Nothing else to do over this weekend, for the first time in two months. Slept hard last night, a bit sore and stiff this morning. Eleanor woke me up, and has now claimed the bed.
I needed a list of references, and found, as I so often have, that I have more friends than I thought. I need to write them all with more than a brief" Thank You!" - which was all I've been up for in the midst of all the forms. When I've got my first paycheck, I'm off to buy nice cards and thoughtful small gifts for every one of them. So much support from so many people is humbling and touching. This process has been... hard. Just hard. Walking on rocks in bare feet.
My foray to the VA campus was a bit of flashback to my time on army bases. Something about it that is familiar. The phrase ran, "There's a right way. A wrong way. And an Army way." It was the first really effective experience toward dealing with my childhood - in ways difficult to clearly explain. Being shouted at by someone insane and out of control is different from being shouted at by someone in complete control of themself. I've wondered if abused and neglected children who wind up serving are prone to worse PTSD, it's an area I think should be properly studied. The mild to moderate cases, the walking wounded in heart.
I look forward to working more slowly, thoroughly, kindly. Taking time to talk with people.

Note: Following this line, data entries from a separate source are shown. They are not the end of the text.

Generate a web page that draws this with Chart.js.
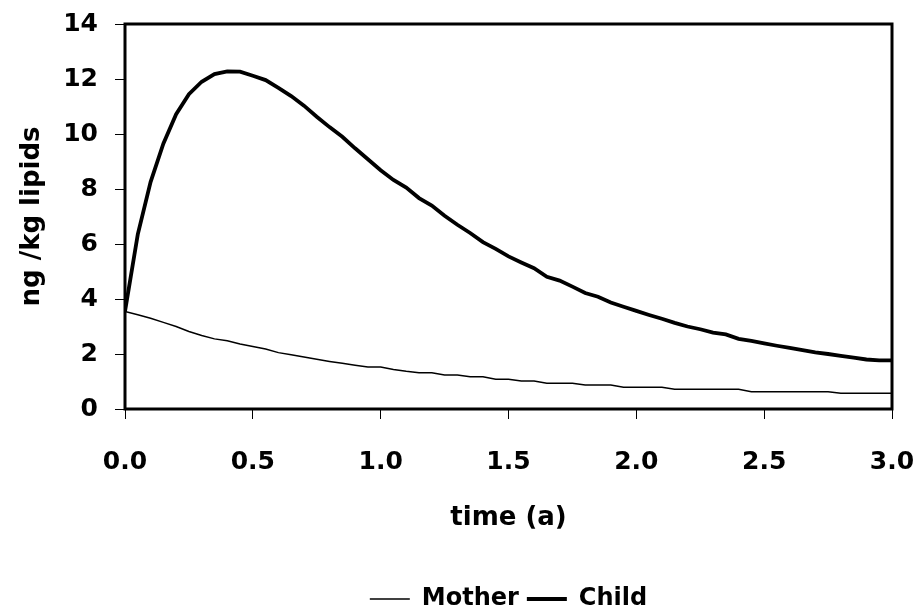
<!DOCTYPE html>
<html>
<head>
<meta charset="utf-8">
<script src="https://cdn.jsdelivr.net/npm/chart.js@4/dist/chart.umd.min.js"></script>
<style>
  html, body { margin: 0; padding: 0; background: #fff; }
  #wrap { width: 920px; height: 614px; position: relative; }
</style>
</head>
<body>
<div id="wrap"><canvas id="c"></canvas></div>
<script>
// time (years), sampled every 0.05 a
const times = [0.00,0.05,0.10,0.15,0.20,0.25,0.30,0.35,0.40,0.45,0.50,0.55,0.60,0.65,0.70,0.75,0.80,0.85,0.90,0.95,
  1.00,1.05,1.10,1.15,1.20,1.25,1.30,1.35,1.40,1.45,1.50,1.55,1.60,1.65,1.70,1.75,1.80,1.85,1.90,1.95,
  2.00,2.05,2.10,2.15,2.20,2.25,2.30,2.35,2.40,2.45,2.50,2.55,2.60,2.65,2.70,2.75,2.80,2.85,2.90,2.95,3.00];

const motherValues = [3.55,3.43,3.30,3.15,3.00,2.82,2.67,2.55,2.48,2.36,2.27,2.18,2.05,1.97,1.89,1.81,1.73,1.66,1.59,1.53,
  1.53,1.44,1.37,1.32,1.32,1.24,1.24,1.17,1.17,1.08,1.08,1.02,1.02,0.94,0.94,0.94,0.87,0.87,0.87,0.79,
  0.79,0.79,0.79,0.72,0.72,0.72,0.72,0.72,0.72,0.63,0.63,0.63,0.63,0.63,0.63,0.63,0.57,0.57,0.57,0.57,0.57];

const childValues = [3.55,6.35,8.25,9.65,10.72,11.45,11.90,12.18,12.28,12.27,12.12,11.96,11.68,11.38,11.03,10.63,10.25,9.90,9.48,9.08,
  8.68,8.33,8.05,7.67,7.40,7.03,6.70,6.40,6.07,5.82,5.55,5.33,5.12,4.81,4.67,4.45,4.22,4.08,3.87,3.72,
  3.57,3.42,3.28,3.13,3.00,2.90,2.78,2.71,2.55,2.48,2.39,2.30,2.22,2.14,2.06,2.00,1.93,1.87,1.80,1.77,1.77];

const seriesNames = ["Mother", "Child"];
const xTickValues = [0, 0.5, 1.0, 1.5, 2.0, 2.5, 3.0];
const yTickValues = [0, 2, 4, 6, 8, 10, 12, 14];
const xTitle = "time (a)";
const yTitle = "ng /kg lipids";

const FONT = "'DejaVu Sans', sans-serif";

const toPoints = (vals) => vals.map((v, i) => ({ x: times[i], y: v }));

const framePlugin = {
  id: 'frame',
  afterDatasetsDraw(chart) {
    const { ctx, chartArea: a } = chart;
    ctx.save();
    ctx.strokeStyle = '#000';
    ctx.lineWidth = 3;
    ctx.strokeRect(a.left, a.top, a.right - a.left, a.bottom - a.top);
    ctx.restore();
  }
};

new Chart(document.getElementById('c'), {
  type: 'line',
  data: {
    datasets: [
      { label: seriesNames[0], data: toPoints(motherValues), borderColor: '#000', backgroundColor: '#000',
        borderWidth: 1.5, pointRadius: 0, tension: 0, fill: false },
      { label: seriesNames[1], data: toPoints(childValues), borderColor: '#000', backgroundColor: '#000',
        borderWidth: 3.8, pointRadius: 0, tension: 0, fill: false }
    ]
  },
  options: {
    responsive: true,
    maintainAspectRatio: false,
    animation: false,
    layout: { padding: { left: 0, right: 28, top: 24, bottom: -7 } },
    plugins: {
      tooltip: { enabled: false },
      legend: {
        position: 'bottom',
        fullSize: false,
        labels: {
          color: '#000',
          font: { family: FONT, size: 24, weight: 'bold' },
          usePointStyle: true,
          pointStyle: 'line',
          pointStyleWidth: 40,
          padding: 8
        }
      }
    },
    scales: {
      x: {
        type: 'linear',
        min: 0, max: 3,
        afterBuildTicks: (s) => { s.ticks = xTickValues.map(v => ({ value: v })); },
        afterFit: (s) => { s.height = 170; s.paddingLeft = 0; s.paddingRight = 0; },
        ticks: {
          color: '#000',
          font: { family: FONT, size: 25, weight: 'bold' },
          padding: 28,
          maxRotation: 0,
          autoSkip: false,
          callback: (v) => Number(v).toFixed(1)
        },
        grid: { drawOnChartArea: false, drawTicks: true, tickLength: 10, color: '#000', lineWidth: 1 },
        border: { display: false },
        title: {
          display: true, text: xTitle, color: '#000',
          font: { family: FONT, size: 26, weight: 'bold' },
          padding: { top: 0, bottom: 45 }
        }
      },
      y: {
        min: 0, max: 14,
        afterBuildTicks: (s) => { s.ticks = yTickValues.map(v => ({ value: v })); },
        afterFit: (s) => { s.width = 125; s.paddingTop = 0; s.paddingBottom = 0; },
        ticks: {
          color: '#000',
          font: { family: FONT, size: 25, weight: 'bold' },
          padding: 17,
          autoSkip: false
        },
        grid: { drawOnChartArea: false, drawTicks: true, tickLength: 10, color: '#000', lineWidth: 1 },
        border: { display: false },
        title: {
          display: true, text: yTitle, color: '#000',
          font: { family: FONT, size: 26, weight: 'bold' },
          padding: { top: 17, bottom: 0 }
        }
      }
    }
  },
  plugins: [framePlugin]
});
</script>
</body>
</html>
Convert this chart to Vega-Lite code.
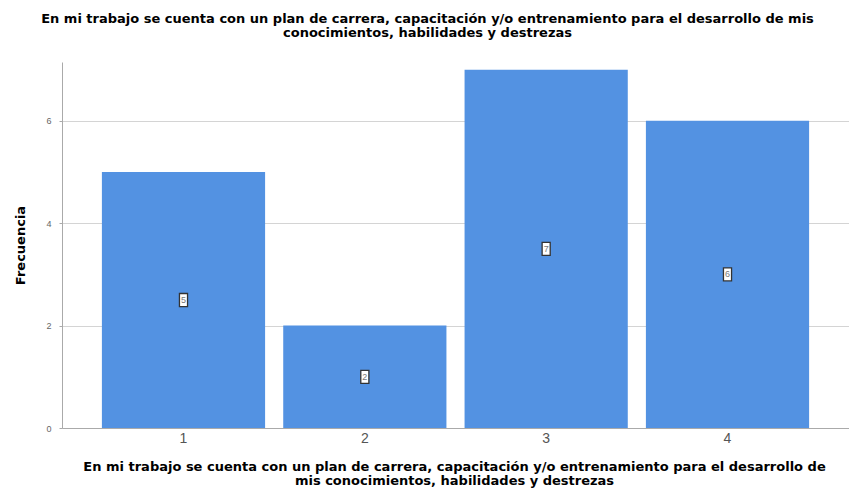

Fostering curiosity and gratitude.

3 comments:
Good to sleep well.
Abused and neglected children probably start with PTSD... anything else is sure to add to that.
A relief to be able to give thanks xx
You will excel!
What a good spot to be in - plotting thank you efforts.
I'm going to try to find some small objects to bring with me when I move back to campus. I'm excited to see coworkers I have only seen online during plague time. I want to give everybody a little token when I see them.